Because so many people had lost their jobs when Thunder Factory was starting, Mr. Di Chiro was able to hire skilled writers, artists and marketers on a freelance basis. “It was great in the beginning when we didn’t have predictable revenues,” he adds. “But as I competed for customers, they wanted to be sure we had a full-time staff, that it was a real firm with a culture, so we hired full-time people.”

However, the company continues to outsource some specialized functions, such as coding for client Web sites, he says.

As the survivors of the dot-com bust tightened their belts, they wanted to ensure that their marketing programs would deliver.

Mr. Di Chiro says Thunder Factory answered that need with what he calls integrated marketing. “In our view, it is all about building the strategy first, based on a big idea - that is something that is greatly needed in marketing - and then developing the tactical execution around that,” he explains.

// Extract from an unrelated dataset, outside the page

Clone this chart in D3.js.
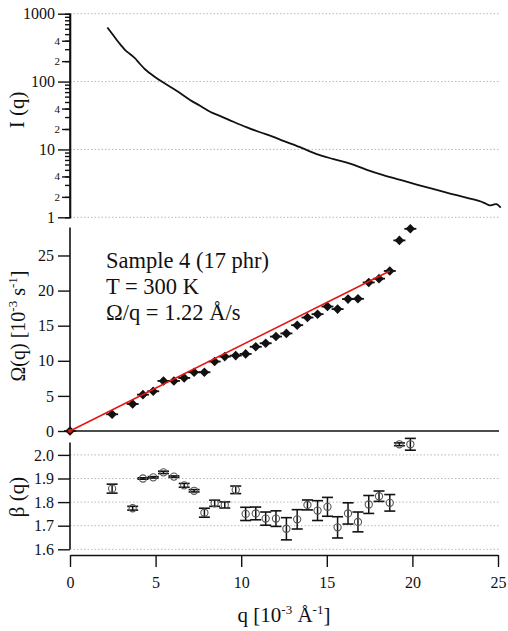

He adds that his approach differs significantly from that taken by most marketing firms, which he says are too focused on tactics.

“We are what we call tactically agnostic and media agnostic,” Mr. Di Chiro says. “We don’t put preference on any kind of marketing tactic or media type. Today, in the global network and technology-driven world, you need that kind of approach to succeed.”

That tactic has proved successful, for Thunder Factory as well as for its clients.

In 2003, the company earned $1.4 million, a nearly 200 percent increase from the $479,600 in revenues it earned in 2001. In 2004, it is on track to generate revenues of $3.5 million and plans to expand its 18-member staff.

Thunder Factory was able to help one of its first clients, ZANTAZ, in Pleasanton, achieve a 300 percent increase in revenues in one year. “We helped them focus their brand positioning so it was very compelling for customers,” Mr. Di Chiro explains. “We also helped them clarify their value proposition and focus on the right customers.”

The digital and compliance archiving and electronic discovery company recently received $20 million from General Atlantic Partners, one of the country’s leading VC firms, Mr. Di Chiro, says.

“They are poised to do major things,” he adds, “They have grown substantially and they just acquired another company called SteelPoint, in Boston. That company was the leader in electronic discovery and litigation management space. So now they have essentially doubled the size of the company and will continue growing.”

The firm also helped AT&T Wireless develop an e-commerce strategy.

“This was a behavioral change,” Mr. Di Chiro says. “Very few customers (buy online) in the wireless industry. They typically buy from company-owned or independent retailers. What AT&T succeeded in doing was to ‘Amazon’ the wireless industry. The margins are much better for them.”

To ensure the program’s success, Thunder Factory learned customers’ buying habits and created reasons for them to change their buying habits. “We did our research and found ways to overcome objections,” Mr. Di Chiro says.

For example, with Thunder Factory’s help, AT&T capitalized on consumers’ desire for instant gratification by offering free overnight delivery.

People also feel that they can haggle and get a better price when dealing with a real person face-to-face. To overcome this challenge, AT&T offered specials that were only available online.

“AT&T set a high objective level in terms of number of sales from the site. They blew through that in the first six months,” Mr. Di Chiro says.